"Yâ Resûlâ`llâh, müslümanların hangisi efdaldir?" diye suâl ettiler. "Müslümanlar; dilinden elinden selâmette kalandır." cevâbını verdiler.
Resûlu`llâh salla`llâhu aleyhi ve sellem`e biri: "İslâm`ın en hayırlısı hangisidir?" diye sordu. "İt`âm-ı taâm etmen ve tanıdığına, tanımadığına selâm vermendir." cevâbını verdiler.
Nebiyy-i Muhterem salla`llâhu aleyhi ve sellem hazretleri buyurdu ki: Hiç biriniz, kendiniz için arzu ettiğiniz kardeşiniz için de arzu etmedikce îmân etmiş olmaz.
Resûlu`llâh salla`llâhu aleyhi ve sellem buyurdu ki: Nefsim yed-i kudretinde olan Allâhu Zü`l-Celâl`e kasem ederim ki hiç biriniz ben ona pederinden de, evlâdından da daha sevgili olmadıkca îmân etmiş olmaz.
Enes radiya`llâhu anh`den de bâlâdaki hadîs-i şerîf rivâyet edilmiş olup şu kadar ki sonunda "Pederinden, evlâdından ve bütün halkdan daha sevgili" ziyâdesi vardır.
Nebiyy-i Mükerrem salla`llâhu aleyhi ve sellem buyurdu ki: Kimde üç şey bulunursa halâvet-i îmânı tatmış olur. Allâh ile Resûlu`llâh kendisine mâadâlarından daha sevgili olmak; bir kimseyi sevmek, fakat yalnız Allâh için sevmek; (Allâh, onu küfürden kurtardıktan sonra) yine küfre dönmekten ateşe atılacakmışcasına hoşlanmamak.
Nebiyy-i Mükerrem salla`llâhu aleyhi ve sellem buyurdu ki: (Kâmil) îmânın alâmeti Ensâr`a mehabbet, nifâkın alâmeti de Ensâr`a buğzetmektir.
(Akabe-i ûlâ gecesinde bîat eden ve on iki nakîbin biri bulunan) Ubâde b. es-Sâmit (el-Ensârî el-Bedrî) radiya`llâhu anh`den: Resûlu`llâh salla`llâhu aleyhi ve sellem, etrâfında Ashâbından bir cemâat mevcûd olduğu halde buyurdu ki: "Allâh`a (ibâdette) hiçbir şeyi şerîk etmemek, sirkat etmemek, zinâ eylememek, evlâdınızı öldürmemek, kendiliğinizden uyduracağınız hiçbir yalanla (kimseyi) büthân etmemek, hiçbir (emr-i) ma`rûfda isyân etmemek üzere bana bîat ediniz (yâni benimle ahdediniz.) İçinizden sözünde duran olursa ecri (ve mükâfâtı) Allâh`ın zimmet-i fazl u keremindedir. Bu dediklerimden birini yapıp da ondan dolayı dünyâda düçâr-ı ıkâb olursa bu ıkâb ona keffârettir. Bunlardan birini yapıp da yaptığı fi`li Allâhu Teâlâ setrederse işi Allâh`a kalır: İsterse onu afv, dilerse onu ıkâb eder." Biz de bu şart üzere ona (yâni Resûlu`llâh salla`llâhu aleyhi ve sellem`e) bîat ettik.

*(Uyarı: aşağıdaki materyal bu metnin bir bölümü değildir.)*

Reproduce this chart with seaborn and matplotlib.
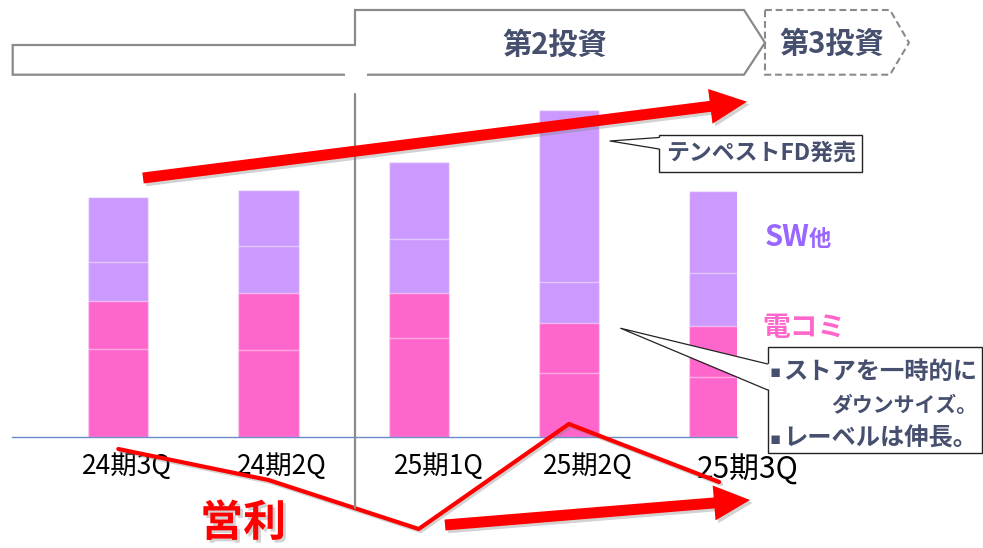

Resûlu`llâh salla`llâhu aleyhi ve sellem buyurdu ki: Çok sürmez (öyle fenâlıklar tahaddüs edecek ki) bir Müslümanın en hayırlı malı -kendi dînini fitnelerden selâmete çıkarmak için- dağ başlarında gezdirip (birikmiş) yağmur suyu başlarında güttüğü davarlar (dan ibâret) olacaktır.
Resûlu`llâh salla`llâhu aleyhi ve sellem Ashâbına emrettiği zaman (dâimâ) ellerinden gelebilecek amelleri emrederdi. (O zaman Ashâb-ı Kirâm`ı): "Yâ Resûlâ`llâh, biz Senin gibi değiliz. Allâhu Teâlâ Senin olmuş ve olacak günahlarına meydan vermemiştir." derlerdi de (âsâr-ı) gazab vech-i mübârekinde belirecek kadar kızar ve ondan sonra da: "En ziyâde sâhib-i takvânız, Allâh`ı en çok bileniniz şüphesiz ki benim." buyururlardı.